**WHAT THE TASK ASKS:**
Write out, word for word, every line from the first one through the line that holds "plt.rcParams['font.family'] = ['Liberation", and nothing else; skip the pictures.
★ ★ ★ ★ ★
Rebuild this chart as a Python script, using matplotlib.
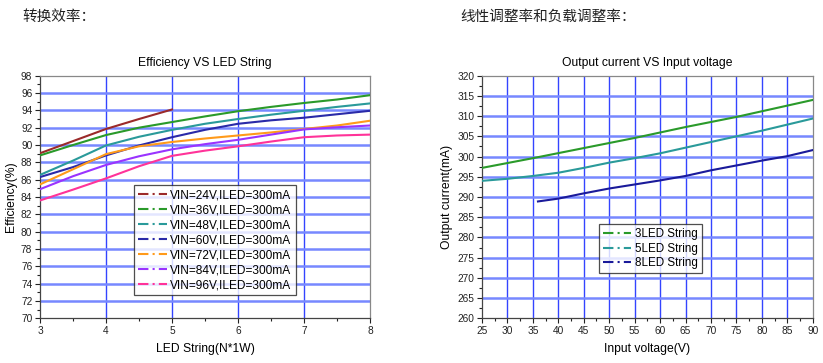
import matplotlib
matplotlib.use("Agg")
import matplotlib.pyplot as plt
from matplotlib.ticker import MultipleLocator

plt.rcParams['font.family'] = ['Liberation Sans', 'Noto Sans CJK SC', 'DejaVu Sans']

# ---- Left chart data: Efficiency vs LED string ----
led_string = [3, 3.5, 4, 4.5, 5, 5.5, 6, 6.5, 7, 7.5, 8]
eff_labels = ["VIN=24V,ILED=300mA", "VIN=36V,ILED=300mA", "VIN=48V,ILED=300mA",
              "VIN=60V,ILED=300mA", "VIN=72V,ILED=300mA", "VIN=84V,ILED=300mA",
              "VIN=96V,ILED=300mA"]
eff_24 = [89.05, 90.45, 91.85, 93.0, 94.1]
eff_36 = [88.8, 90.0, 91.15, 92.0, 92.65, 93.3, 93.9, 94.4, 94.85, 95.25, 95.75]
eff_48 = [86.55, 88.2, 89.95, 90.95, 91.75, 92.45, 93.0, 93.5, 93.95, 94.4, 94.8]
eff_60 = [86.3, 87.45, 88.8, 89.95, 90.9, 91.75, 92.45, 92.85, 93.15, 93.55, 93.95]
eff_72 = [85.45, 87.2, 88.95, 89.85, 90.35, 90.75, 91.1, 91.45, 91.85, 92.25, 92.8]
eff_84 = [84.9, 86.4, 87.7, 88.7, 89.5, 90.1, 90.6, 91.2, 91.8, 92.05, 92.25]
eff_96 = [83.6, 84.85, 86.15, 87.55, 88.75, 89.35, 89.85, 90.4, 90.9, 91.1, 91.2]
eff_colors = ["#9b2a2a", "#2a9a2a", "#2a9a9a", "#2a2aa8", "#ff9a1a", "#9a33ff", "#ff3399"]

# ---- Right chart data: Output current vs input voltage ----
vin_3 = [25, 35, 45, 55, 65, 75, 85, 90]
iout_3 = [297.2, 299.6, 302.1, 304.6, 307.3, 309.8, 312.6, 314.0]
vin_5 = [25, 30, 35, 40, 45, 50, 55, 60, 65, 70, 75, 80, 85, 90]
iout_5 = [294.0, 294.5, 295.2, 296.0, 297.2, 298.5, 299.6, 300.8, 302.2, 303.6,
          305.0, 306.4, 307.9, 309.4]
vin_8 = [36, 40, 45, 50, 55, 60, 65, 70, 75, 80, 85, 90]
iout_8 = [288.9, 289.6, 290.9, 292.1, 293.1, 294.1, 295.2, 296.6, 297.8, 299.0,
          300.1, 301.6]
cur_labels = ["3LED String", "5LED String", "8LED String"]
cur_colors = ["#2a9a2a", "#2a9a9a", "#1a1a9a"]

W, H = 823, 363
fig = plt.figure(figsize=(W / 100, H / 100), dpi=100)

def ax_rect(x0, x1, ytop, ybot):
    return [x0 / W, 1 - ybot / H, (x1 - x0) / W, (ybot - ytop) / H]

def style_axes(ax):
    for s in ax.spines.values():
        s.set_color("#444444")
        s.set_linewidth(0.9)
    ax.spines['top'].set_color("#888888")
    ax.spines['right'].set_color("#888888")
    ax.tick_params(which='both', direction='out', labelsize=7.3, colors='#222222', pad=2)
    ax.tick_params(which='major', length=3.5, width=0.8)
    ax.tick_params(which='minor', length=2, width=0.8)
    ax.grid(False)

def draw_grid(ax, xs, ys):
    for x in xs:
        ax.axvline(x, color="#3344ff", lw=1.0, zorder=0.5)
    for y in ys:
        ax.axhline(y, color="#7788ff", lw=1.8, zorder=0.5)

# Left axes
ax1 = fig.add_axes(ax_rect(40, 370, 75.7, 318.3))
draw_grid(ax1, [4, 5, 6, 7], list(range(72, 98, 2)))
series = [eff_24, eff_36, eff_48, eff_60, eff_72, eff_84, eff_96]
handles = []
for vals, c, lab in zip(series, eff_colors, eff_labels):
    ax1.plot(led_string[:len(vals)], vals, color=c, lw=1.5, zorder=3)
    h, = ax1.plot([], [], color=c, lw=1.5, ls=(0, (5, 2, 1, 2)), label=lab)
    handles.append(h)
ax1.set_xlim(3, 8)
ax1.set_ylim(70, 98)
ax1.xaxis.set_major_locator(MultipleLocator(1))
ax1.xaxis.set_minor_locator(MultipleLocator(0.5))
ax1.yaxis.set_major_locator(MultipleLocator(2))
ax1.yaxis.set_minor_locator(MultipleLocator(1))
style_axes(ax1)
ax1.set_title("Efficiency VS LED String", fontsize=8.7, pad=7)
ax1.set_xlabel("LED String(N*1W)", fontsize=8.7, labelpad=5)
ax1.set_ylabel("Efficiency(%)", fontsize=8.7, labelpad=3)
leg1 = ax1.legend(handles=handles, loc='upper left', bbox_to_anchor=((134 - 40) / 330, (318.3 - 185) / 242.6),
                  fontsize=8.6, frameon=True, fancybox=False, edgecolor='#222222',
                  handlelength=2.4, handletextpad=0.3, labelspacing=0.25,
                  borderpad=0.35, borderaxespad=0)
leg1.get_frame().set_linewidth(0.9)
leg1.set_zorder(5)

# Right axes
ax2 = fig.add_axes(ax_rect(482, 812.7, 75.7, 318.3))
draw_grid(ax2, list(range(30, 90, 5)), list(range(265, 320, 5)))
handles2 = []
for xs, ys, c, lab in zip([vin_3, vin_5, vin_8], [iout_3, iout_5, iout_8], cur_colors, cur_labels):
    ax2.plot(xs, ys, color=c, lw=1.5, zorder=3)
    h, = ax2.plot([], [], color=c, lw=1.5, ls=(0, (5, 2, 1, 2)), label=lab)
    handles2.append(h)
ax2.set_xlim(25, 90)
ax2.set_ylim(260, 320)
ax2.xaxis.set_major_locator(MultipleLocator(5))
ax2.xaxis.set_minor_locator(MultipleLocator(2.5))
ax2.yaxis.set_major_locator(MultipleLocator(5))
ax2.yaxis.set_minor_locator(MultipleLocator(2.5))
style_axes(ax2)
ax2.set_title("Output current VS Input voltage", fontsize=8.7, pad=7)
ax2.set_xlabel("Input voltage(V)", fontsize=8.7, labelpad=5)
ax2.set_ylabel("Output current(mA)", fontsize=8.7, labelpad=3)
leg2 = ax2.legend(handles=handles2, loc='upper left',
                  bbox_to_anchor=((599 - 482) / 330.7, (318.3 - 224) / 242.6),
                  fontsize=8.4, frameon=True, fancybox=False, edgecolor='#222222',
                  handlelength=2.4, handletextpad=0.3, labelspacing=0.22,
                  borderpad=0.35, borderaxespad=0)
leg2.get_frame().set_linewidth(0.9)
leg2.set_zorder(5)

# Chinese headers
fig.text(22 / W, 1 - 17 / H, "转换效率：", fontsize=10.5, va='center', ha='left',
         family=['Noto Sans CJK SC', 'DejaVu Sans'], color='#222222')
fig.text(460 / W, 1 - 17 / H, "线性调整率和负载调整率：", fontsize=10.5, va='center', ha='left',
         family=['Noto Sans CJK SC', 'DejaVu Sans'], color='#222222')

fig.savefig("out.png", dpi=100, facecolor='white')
★ ★ ★ ★ ★
**EXERCISE OUTPUT:**
Rebuild this chart as a Python script, using matplotlib.
import matplotlib
matplotlib.use("Agg")
import matplotlib.pyplot as plt
from matplotlib.ticker import MultipleLocator

plt.rcParams['font.family'] = ['Liberation Sans', 'Noto Sans CJK SC', 'DejaVu Sans']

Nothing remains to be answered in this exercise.